_Goal of the exercise_
For every line in the records that has the word "image", make a copy.

_Entries provided_
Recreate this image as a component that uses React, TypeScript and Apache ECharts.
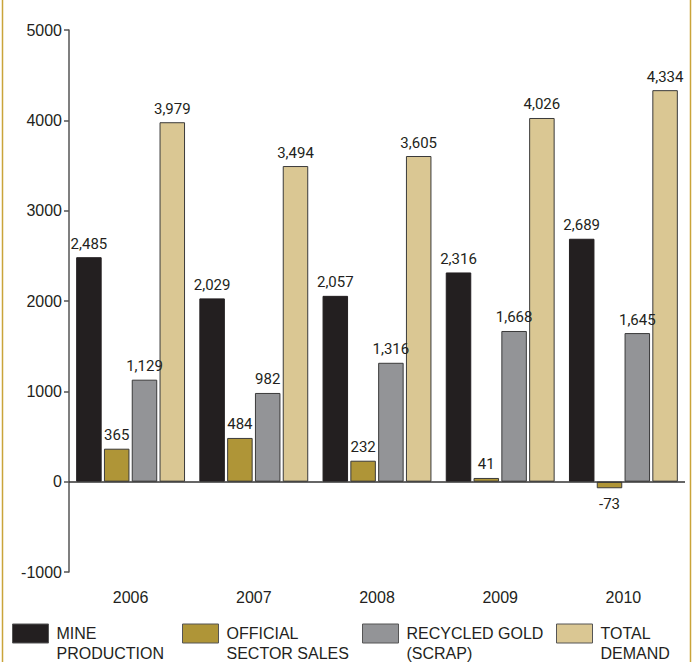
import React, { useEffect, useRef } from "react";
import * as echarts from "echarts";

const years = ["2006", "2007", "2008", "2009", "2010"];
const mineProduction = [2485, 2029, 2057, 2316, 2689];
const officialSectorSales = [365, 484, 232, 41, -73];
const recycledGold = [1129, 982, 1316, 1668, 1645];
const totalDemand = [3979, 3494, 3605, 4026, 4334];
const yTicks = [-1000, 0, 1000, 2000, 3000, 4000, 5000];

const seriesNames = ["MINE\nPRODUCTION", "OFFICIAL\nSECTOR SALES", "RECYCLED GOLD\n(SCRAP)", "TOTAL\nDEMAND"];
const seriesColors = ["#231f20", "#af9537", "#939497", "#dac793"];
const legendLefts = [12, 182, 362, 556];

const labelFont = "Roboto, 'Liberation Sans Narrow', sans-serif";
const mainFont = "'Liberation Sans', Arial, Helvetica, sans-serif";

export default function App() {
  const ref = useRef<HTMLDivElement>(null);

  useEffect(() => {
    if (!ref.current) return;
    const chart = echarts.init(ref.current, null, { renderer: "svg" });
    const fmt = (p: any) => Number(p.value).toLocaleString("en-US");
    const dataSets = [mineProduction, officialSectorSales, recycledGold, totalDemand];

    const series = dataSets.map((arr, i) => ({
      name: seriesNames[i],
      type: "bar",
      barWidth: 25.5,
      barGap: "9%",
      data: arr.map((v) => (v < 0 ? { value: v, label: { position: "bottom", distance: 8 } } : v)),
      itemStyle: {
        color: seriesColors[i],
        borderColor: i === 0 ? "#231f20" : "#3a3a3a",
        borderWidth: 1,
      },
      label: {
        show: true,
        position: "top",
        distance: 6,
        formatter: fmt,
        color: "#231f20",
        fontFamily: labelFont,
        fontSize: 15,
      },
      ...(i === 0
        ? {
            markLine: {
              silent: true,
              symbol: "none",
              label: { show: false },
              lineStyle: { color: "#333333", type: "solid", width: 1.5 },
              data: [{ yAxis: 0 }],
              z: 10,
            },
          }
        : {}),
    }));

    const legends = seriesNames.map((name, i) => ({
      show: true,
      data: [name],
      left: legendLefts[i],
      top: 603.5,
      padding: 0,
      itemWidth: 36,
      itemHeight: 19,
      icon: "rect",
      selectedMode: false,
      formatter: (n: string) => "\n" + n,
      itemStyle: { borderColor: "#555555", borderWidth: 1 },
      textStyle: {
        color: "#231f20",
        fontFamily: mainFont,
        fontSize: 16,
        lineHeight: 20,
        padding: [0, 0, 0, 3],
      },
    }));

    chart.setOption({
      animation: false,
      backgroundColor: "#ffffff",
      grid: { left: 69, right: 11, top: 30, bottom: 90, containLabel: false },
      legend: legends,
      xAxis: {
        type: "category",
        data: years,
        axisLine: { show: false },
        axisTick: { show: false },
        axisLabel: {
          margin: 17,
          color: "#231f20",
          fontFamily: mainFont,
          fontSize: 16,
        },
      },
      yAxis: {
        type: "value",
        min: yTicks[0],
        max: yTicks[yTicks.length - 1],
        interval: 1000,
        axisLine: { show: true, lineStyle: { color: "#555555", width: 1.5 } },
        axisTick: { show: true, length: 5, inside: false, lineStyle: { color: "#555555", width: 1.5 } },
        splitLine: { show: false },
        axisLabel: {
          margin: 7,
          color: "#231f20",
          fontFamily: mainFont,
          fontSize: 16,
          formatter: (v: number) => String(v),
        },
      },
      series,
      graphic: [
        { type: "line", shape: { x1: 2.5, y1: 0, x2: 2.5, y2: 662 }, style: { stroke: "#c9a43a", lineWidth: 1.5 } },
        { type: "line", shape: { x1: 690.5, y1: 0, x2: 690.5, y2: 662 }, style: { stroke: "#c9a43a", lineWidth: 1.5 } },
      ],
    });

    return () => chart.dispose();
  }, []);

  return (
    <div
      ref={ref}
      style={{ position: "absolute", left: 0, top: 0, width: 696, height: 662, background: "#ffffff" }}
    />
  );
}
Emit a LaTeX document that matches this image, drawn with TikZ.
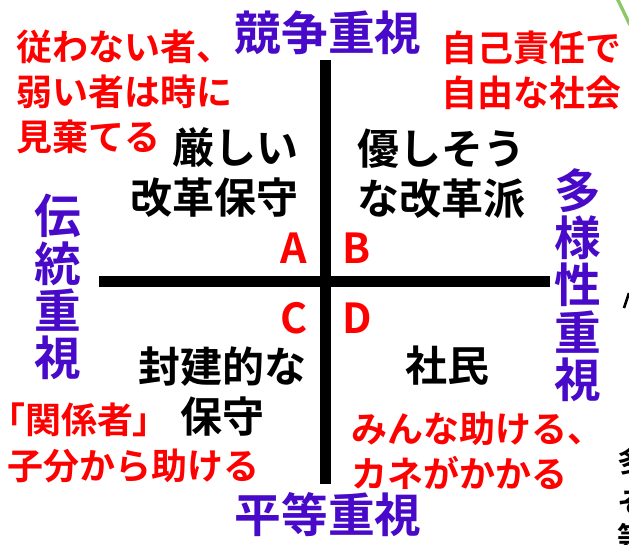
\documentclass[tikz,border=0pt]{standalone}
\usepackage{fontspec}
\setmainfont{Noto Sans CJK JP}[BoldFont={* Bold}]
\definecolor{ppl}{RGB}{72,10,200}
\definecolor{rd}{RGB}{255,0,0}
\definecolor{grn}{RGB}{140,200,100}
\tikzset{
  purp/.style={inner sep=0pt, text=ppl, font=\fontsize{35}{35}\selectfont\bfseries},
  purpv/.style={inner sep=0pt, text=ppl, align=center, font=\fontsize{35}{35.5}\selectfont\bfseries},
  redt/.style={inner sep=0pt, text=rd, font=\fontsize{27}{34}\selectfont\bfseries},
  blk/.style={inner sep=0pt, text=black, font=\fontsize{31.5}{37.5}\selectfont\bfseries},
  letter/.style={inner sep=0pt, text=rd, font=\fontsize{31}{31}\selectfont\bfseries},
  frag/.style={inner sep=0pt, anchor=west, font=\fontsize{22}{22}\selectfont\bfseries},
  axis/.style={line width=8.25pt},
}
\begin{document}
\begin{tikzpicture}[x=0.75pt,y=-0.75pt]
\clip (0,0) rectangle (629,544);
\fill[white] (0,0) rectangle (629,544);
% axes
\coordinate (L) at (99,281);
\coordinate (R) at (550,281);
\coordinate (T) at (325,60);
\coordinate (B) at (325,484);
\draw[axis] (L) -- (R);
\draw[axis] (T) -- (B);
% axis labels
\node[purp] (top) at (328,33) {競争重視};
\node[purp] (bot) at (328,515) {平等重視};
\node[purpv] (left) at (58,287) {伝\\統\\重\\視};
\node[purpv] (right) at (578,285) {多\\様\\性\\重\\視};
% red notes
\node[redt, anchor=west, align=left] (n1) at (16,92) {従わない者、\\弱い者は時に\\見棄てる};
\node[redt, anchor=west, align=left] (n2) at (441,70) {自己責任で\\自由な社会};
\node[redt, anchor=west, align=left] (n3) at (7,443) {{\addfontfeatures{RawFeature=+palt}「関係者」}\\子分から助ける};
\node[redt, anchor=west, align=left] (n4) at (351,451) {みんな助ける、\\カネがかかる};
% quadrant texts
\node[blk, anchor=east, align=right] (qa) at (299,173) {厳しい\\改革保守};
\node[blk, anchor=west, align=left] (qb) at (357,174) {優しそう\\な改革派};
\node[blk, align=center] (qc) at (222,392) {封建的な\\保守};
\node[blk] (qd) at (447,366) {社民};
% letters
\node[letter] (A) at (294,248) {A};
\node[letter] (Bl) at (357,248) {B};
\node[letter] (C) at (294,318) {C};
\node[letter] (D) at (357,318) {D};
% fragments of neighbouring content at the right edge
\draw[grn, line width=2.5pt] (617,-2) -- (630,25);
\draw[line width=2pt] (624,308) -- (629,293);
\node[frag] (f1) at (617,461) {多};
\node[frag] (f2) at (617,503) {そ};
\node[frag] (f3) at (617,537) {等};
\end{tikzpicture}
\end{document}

_Result for this task_
Recreate this image as a component that uses React, TypeScript and Apache ECharts.
Emit a LaTeX document that matches this image, drawn with TikZ.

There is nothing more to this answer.